Yallingup Siding based winemakers Goon Tycoons have made the top 50 in the Young Gun of Wine awards for the second year running.
The awards recognise Australia's best young wine labels and rising winemakers with judges tasting 250 wines to determine the top 50.
The awards take place in June, coinciding with Goon Tycoons winemaker Julian Langworthy's 40th birthday making it the last time the "young guns" maybe able to enter the competition.
Goon Tycoons is a side project for Mr Langworthy and viticulturist John Fogarty who experiment with some of the lesser known and alternative grape varieties they come across from around the South West.
Mr Langworthy said while they focused on making the world's best Cabernet, chardonnay and rose at Deep Woods, Goon Tycoons kept things interesting and fresh.
"We found some troldego and when we made it I had never even tried one in my life, Goon Tycoons makes a pretty inspiring change," he said.
"We make small batches and do things like a whole month fermentation which is a process we do not need within our day jobs.
"We also get to explore outside the Margaret River region, even though we love the area, we also take fruit from Pemberton, Franklin and Geographe."

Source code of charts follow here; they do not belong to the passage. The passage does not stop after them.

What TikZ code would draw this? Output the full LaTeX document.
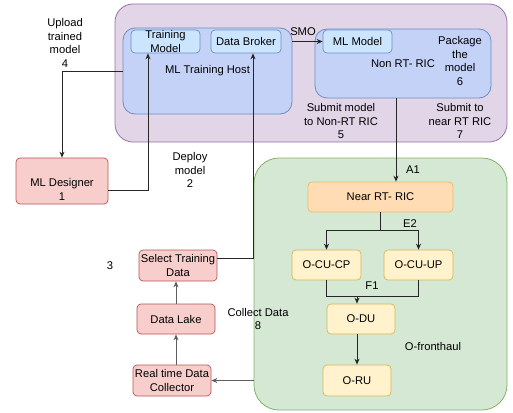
\documentclass[tikz,border=0pt]{standalone}
\usepackage{fontspec}
\setmainfont{Liberation Sans}
\usetikzlibrary{arrows.meta}

\definecolor{smofill}{HTML}{E1D5E7}
\definecolor{smodraw}{HTML}{9673A6}
\definecolor{hostfill}{HTML}{C4D2F7}
\definecolor{lightblue}{HTML}{CCE5FF}
\definecolor{bluedraw}{HTML}{6C8EBF}
\definecolor{greenfill}{HTML}{D5E8D4}
\definecolor{greendraw}{HTML}{82B366}
\definecolor{redfill}{HTML}{F8CECC}
\definecolor{reddraw}{HTML}{B85450}
\definecolor{orangefill}{HTML}{FFDCB3}
\definecolor{orangedraw}{HTML}{E8BD6E}
\definecolor{yfill}{HTML}{FFF2CC}
\definecolor{ydraw}{HTML}{D6B656}
\definecolor{linkgray}{HTML}{5E5E5E}

\begin{document}
\begin{tikzpicture}[x=1pt, y=-1pt, font=\fontsize{11.2}{13.7}\selectfont,
		>={Stealth[length=6pt, width=5pt]},
		box/.style={draw, rounded corners=4pt, line width=0.7pt, align=center, inner sep=0pt},
		redbox/.style={box, fill=redfill, draw=reddraw},
		bluebox/.style={box, fill=lightblue, draw=bluedraw},
		ybox/.style={box, fill=yfill, draw=ydraw},
		group/.style={draw, line width=0.8pt, align=center, inner sep=0pt},
		lbl/.style={align=center, inner sep=0pt},
		wire/.style={line width=0.9pt, draw=black!85},
		link/.style={wire, ->},
		graylink/.style={link, draw=linkgray}]
		
		\useasboundingbox (0,0) rectangle (513,412);
		
		%% SMO side
		\node[group, rounded corners=18pt, fill=smofill, draw=smodraw, minimum width=392pt, minimum height=138pt] (smo) at (311,73) {};
		\node[group, rounded corners=12pt, fill=hostfill, draw=bluedraw, minimum width=169pt, minimum height=86pt] (host) at (207.5,71) {ML Training Host};
		\node[bluebox, minimum width=69pt, minimum height=23pt, label={[lbl]center:Training\\Model}] (trainmodel) at (165.5,41.5) {};
		\node[bluebox, minimum width=70pt, minimum height=23pt] (broker) at (246,41.5) {Data Broker};
		\node[group, rounded corners=12pt, fill=hostfill, draw=bluedraw, minimum width=176pt, minimum height=69pt] (nonrt) at (403,63.5) {Non RT- RIC};
		\node[bluebox, minimum width=69pt, minimum height=23pt] (mlmodel) at (357.5,41.5) {ML Model};
		
		\node[lbl] (smolbl) at (303,32) {SMO};
		\node[lbl] (package) at (460,61) {Package\\the\\model\\6};
		\node[lbl] (submitfive) at (341,121) {Submit model\\to Non-RT RIC\\5};
		\node[lbl] (submitseven) at (460,121) {Submit to\\near RT RIC\\7};
		
		%% RAN side
		\node[group, rounded corners=25pt, fill=greenfill, draw=greendraw, minimum width=253pt, minimum height=252pt] (ran) at (380.5,284) {};
		\node[box, fill=orangefill, draw=orangedraw, minimum width=145pt, minimum height=30pt] (nearric) at (380.5,197) {Near RT- RIC};
		\node[ybox, minimum width=69pt, minimum height=30pt] (ocucp) at (326.5,265) {O-CU-CP};
		\node[ybox, minimum width=69pt, minimum height=30pt] (ocuup) at (418.5,265) {O-CU-UP};
		\node[ybox, minimum width=68pt, minimum height=30pt] (odu) at (361,319) {O-DU};
		\node[ybox, minimum width=68pt, minimum height=31pt] (oru) at (357,380.5) {O-RU};
		
		\node[lbl] (aone) at (413,170) {A1};
		\node[lbl] (etwo) at (410,224) {E2};
		\node[lbl] (fone) at (372,286) {F1};
		\node[lbl] (fronthaul) at (433,346) {O-fronthaul};
		
		%% designer and data path
		\node[redbox, minimum width=92pt, minimum height=46pt, label={[lbl, yshift=-8.5pt]center:ML Designer\\1}] (designer) at (62,181) {};
		\node[redbox, minimum width=78pt, minimum height=31pt] (selecttd) at (178,265.5) {Select Training\\Data};
		\node[redbox, minimum width=78pt, minimum height=30pt] (lake) at (176,319) {Data Lake};
		\node[redbox, minimum width=78pt, minimum height=31pt] (rtdc) at (172,380.5) {Real time Data\\Collector};
		
		\node[lbl] (upload) at (65,43) {Upload\\trained\\model\\4};
		\node[lbl] (deploy) at (190,170) {Deploy\\model\\2};
		\node[lbl] (three) at (110,266) {3};
		\node[lbl] (collect) at (258,319) {Collect Data\\8};
		
		%% connectors
		\draw[link] (host.west) -| (designer.north);
		\draw[link] ([yshift=-9pt]designer.east) -| ([xshift=-17.5pt]trainmodel.south);
		\draw[link] ([yshift=7pt]selecttd.east) -| ([xshift=7pt]broker.south);
		\draw[link] (host.east |- mlmodel.west) -- (mlmodel.west);
		
		\coordinate (aonetop) at ([xshift=-7pt]nonrt.south);
		\draw[link] (aonetop) -- (aonetop |- nearric.north);
		
		\draw[wire] (nearric.south) -- ++(0,18) coordinate (etwobus);
		\draw[link] (etwobus) -| (ocucp.north);
		\draw[link] (etwobus) -| (ocuup.north);
		
		\draw[wire] (ocucp.south) -- ++(0,16) coordinate (fonebus) -| (ocuup.south);
		\draw[link] (fonebus -| oru.north) -- (odu.north -| oru.north);
		\draw[link] (odu.south -| oru.north) -- (oru.north);
		
		\draw[graylink] (rtdc.north -| lake.south) -- (lake.south);
		\draw[graylink] (lake.north) -- (selecttd.south -| lake.north);
		\draw[graylink] (ran.west |- rtdc.east) -- (rtdc.east);
	\end{tikzpicture}
\end{document}
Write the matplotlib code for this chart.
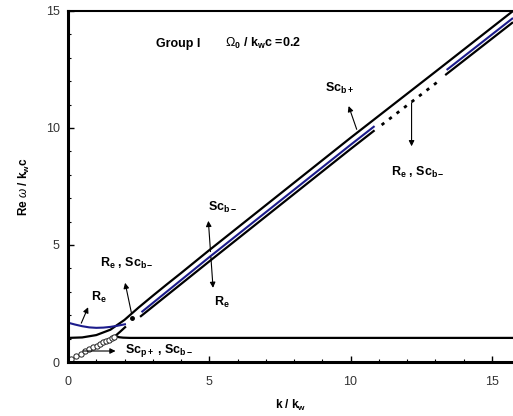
import numpy as np
import matplotlib.pyplot as plt

plt.rcParams['font.family'] = ['Liberation Sans', 'DejaVu Sans']
plt.rcParams['mathtext.fontset'] = 'custom'
plt.rcParams['mathtext.rm'] = 'Liberation Sans'
plt.rcParams['mathtext.it'] = 'Liberation Sans:italic'
plt.rcParams['mathtext.bf'] = 'Liberation Sans:bold'

# rama superior (Sc_b+)
k_sup = [0, 0.5, 1.0, 1.5, 2.0, 2.5, 3.0, 3.5, 4.0, 5.0, 7.0, 10.0, 13.0, 15.75]
w_sup = [1.03, 1.05, 1.15, 1.38, 1.8, 2.33, 2.83, 3.32, 3.8, 4.78, 6.7, 9.58, 12.4, 15.0]

# curva azul (R_e) a k pequeño
k_re_baja = [0, 0.25, 0.5, 0.75, 1.0, 1.25, 1.5, 1.75, 2.05]
w_re_baja = [1.68, 1.6, 1.53, 1.48, 1.46, 1.47, 1.5, 1.55, 1.62]

# curva azul diagonal (dos tramos)
k_re_1 = [2.6, 5.0, 10.0, 10.85]
w_re_1 = [2.13, 4.48, 9.28, 10.08]
k_re_2 = [13.4, 15.75]
w_re_2 = [12.48, 14.7]

# rama inferior negra (Sc_b-)
k_inf_1 = [2.55, 5.0, 10.0, 10.85]
w_inf_1 = [1.93, 4.3, 9.1, 9.9]
k_inf_2 = [13.35, 15.75]
w_inf_2 = [12.26, 14.52]
k_punt = [11.1, 13.2]
w_punt = [10.13, 12.08]

# cuspide y linea horizontal
k_hor = [1.68, 1.8, 1.95, 2.2, 15.75]
w_hor = [1.12, 1.06, 1.04, 1.03, 1.03]
k_cusp = [1.68, 1.85, 2.05]
w_cusp = [1.12, 1.3, 1.52]

# circulos (Sc_p+, Sc_b-)
k_circ = [0.1, 0.28, 0.45, 0.6, 0.75, 0.9, 1.02, 1.14, 1.25, 1.35, 1.45, 1.55, 1.63]
w_circ = [0.12, 0.25, 0.36, 0.46, 0.55, 0.63, 0.70, 0.77, 0.84, 0.9, 0.96, 1.02, 1.07]

# punto aislado
k_dot = [2.27]
w_dot = [1.88]

fig = plt.figure(figsize=(5.13, 4.16), dpi=100)
ax = fig.add_axes([0.1326, 0.1298, 0.8674, 0.8438])

negro = dict(color="k", linewidth=1.6, solid_capstyle="butt")
azul = dict(color="#1c1c8c", linewidth=1.5, solid_capstyle="butt")

ax.plot(k_sup, w_sup, **negro)
ax.plot(k_re_baja, w_re_baja, **azul)
ax.plot(k_re_1, w_re_1, **azul)
ax.plot(k_re_2, w_re_2, **azul)
ax.plot(k_inf_1, w_inf_1, **negro)
ax.plot(k_inf_2, w_inf_2, **negro)
ax.plot(k_punt, w_punt, color="k", linewidth=2, linestyle=(0, (1.2, 2.2)))
ax.plot(k_hor, w_hor, **negro)
ax.plot(k_cusp, w_cusp, **negro)
ax.plot(k_circ, w_circ, "o", markersize=3.8, markerfacecolor="white",
        markeredgecolor="#222222", markeredgewidth=0.7)
ax.plot(k_dot, w_dot, "o", markersize=2.5, color="k")

ax.set_xlim(0, 15.75)
ax.set_ylim(0, 15)
ax.set_xticks([0, 5, 10, 15])
ax.set_yticks([0, 5, 10, 15])
ax.set_xticks(np.arange(0, 16, 1), minor=True)
ax.set_yticks(np.arange(0, 16, 1), minor=True)
ax.tick_params(which="both", direction="in", labelsize=9, labelcolor="#333333")
ax.tick_params(which="major", length=4, width=1)
ax.tick_params(which="minor", length=2, width=0.8)
ax.tick_params(axis="x", pad=10)
ax.tick_params(axis="y", pad=6)

ax.spines["right"].set_visible(False)
ax.spines["left"].set_linewidth(2.2)
ax.spines["bottom"].set_linewidth(2.2)
ax.spines["top"].set_linewidth(1.5)

ax.set_xlabel(r"k / k$_\mathbf{w}$", fontsize=8.5, fontweight="bold", labelpad=7)
ax.set_ylabel(r"Re $\omega$ / k$_\mathbf{w}$c", fontsize=8.5, fontweight="bold", labelpad=10)

# textos
ax.text(3.1, 13.6, "Group I", fontsize=9, fontweight="bold", va="center")
ax.text(5.57, 13.6, r"$\Omega_\mathbf{0}$ / k$_\mathbf{w}$c =0.2", fontsize=9,
        fontweight="bold", va="center")

flecha = dict(arrowstyle="-|>", color="k", lw=0.8, mutation_scale=8)

ax.text(9.6, 11.7, r"Sc$_\mathbf{b+}$", fontsize=9, fontweight="bold",
        ha="center", va="center")
ax.annotate("", xy=(9.9, 11.05), xytext=(10.25, 9.83), arrowprops=flecha)

ax.annotate("", xy=(12.16, 9.1), xytext=(12.16, 11.2), arrowprops=flecha)
ax.text(12.4, 8.1, r"R$_\mathbf{e}$ , Sc$_\mathbf{b-}$", fontsize=9,
        fontweight="bold", ha="center", va="center")

ax.text(5.45, 6.6, r"Sc$_\mathbf{b-}$", fontsize=9, fontweight="bold",
        ha="center", va="center")
ax.annotate("", xy=(4.96, 6.15), xytext=(5.05, 4.6), arrowprops=flecha)
ax.annotate("", xy=(5.14, 3.05), xytext=(5.05, 4.6), arrowprops=flecha)
ax.text(5.45, 2.55, r"R$_\mathbf{e}$", fontsize=9, fontweight="bold",
        ha="center", va="center")

ax.text(2.1, 4.2, r"R$_\mathbf{e}$ , Sc$_\mathbf{b-}$", fontsize=9,
        fontweight="bold", ha="center", va="center")
ax.annotate("", xy=(2.0, 3.5), xytext=(2.27, 1.95), arrowprops=flecha)

ax.text(1.1, 2.75, r"R$_\mathbf{e}$", fontsize=9, fontweight="bold",
        ha="center", va="center")
ax.annotate("", xy=(0.75, 2.45), xytext=(0.43, 1.55), arrowprops=flecha)

ax.text(2.0, 0.5, r"Sc$_\mathbf{p+}$ , Sc$_\mathbf{b-}$", fontsize=9,
        fontweight="bold", ha="left", va="center")
ax.annotate("", xy=(1.78, 0.47), xytext=(0.43, 0.47), arrowprops=flecha)

fig.savefig("out.png", dpi=100)
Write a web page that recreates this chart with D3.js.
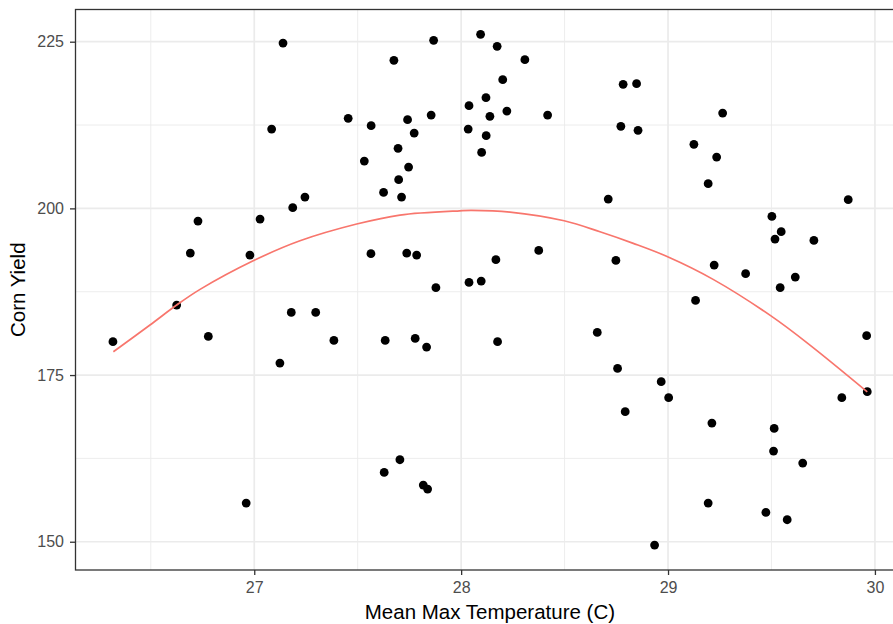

Viticulturist John Fogarty said they entered a fiano and a shiraz in the competition and entered wines which were different in the spirit of the awards.
Mr Fogarty said everyday they looked at vineyards and made wine for Deep Woods Estate and Evans and Tate seeing a lot of fruit which they could not buy for those brands.
"There is stuff we see which we think is great but they do not suit those portfolios," he said.
"Goon Tycoons has given us the option to be able to use those lots or varietals, the brand was started for that reason to try and grab the things which were different.
"We are able to play around with stuff that are not everyday makes - so not chardonnay or Cabernet which are the main ones here.
"We do make a rose which is quite different to the Deep Woods rose, it is infused with four varieties from Pemberton."
Mr Fogarty said while they had experienced a few disasters most of the wines they had made turned out for the better.
"There have been the odd couple which were challenging, but that is the whole thing, if you are not pushing yourself you would not aim to do your best."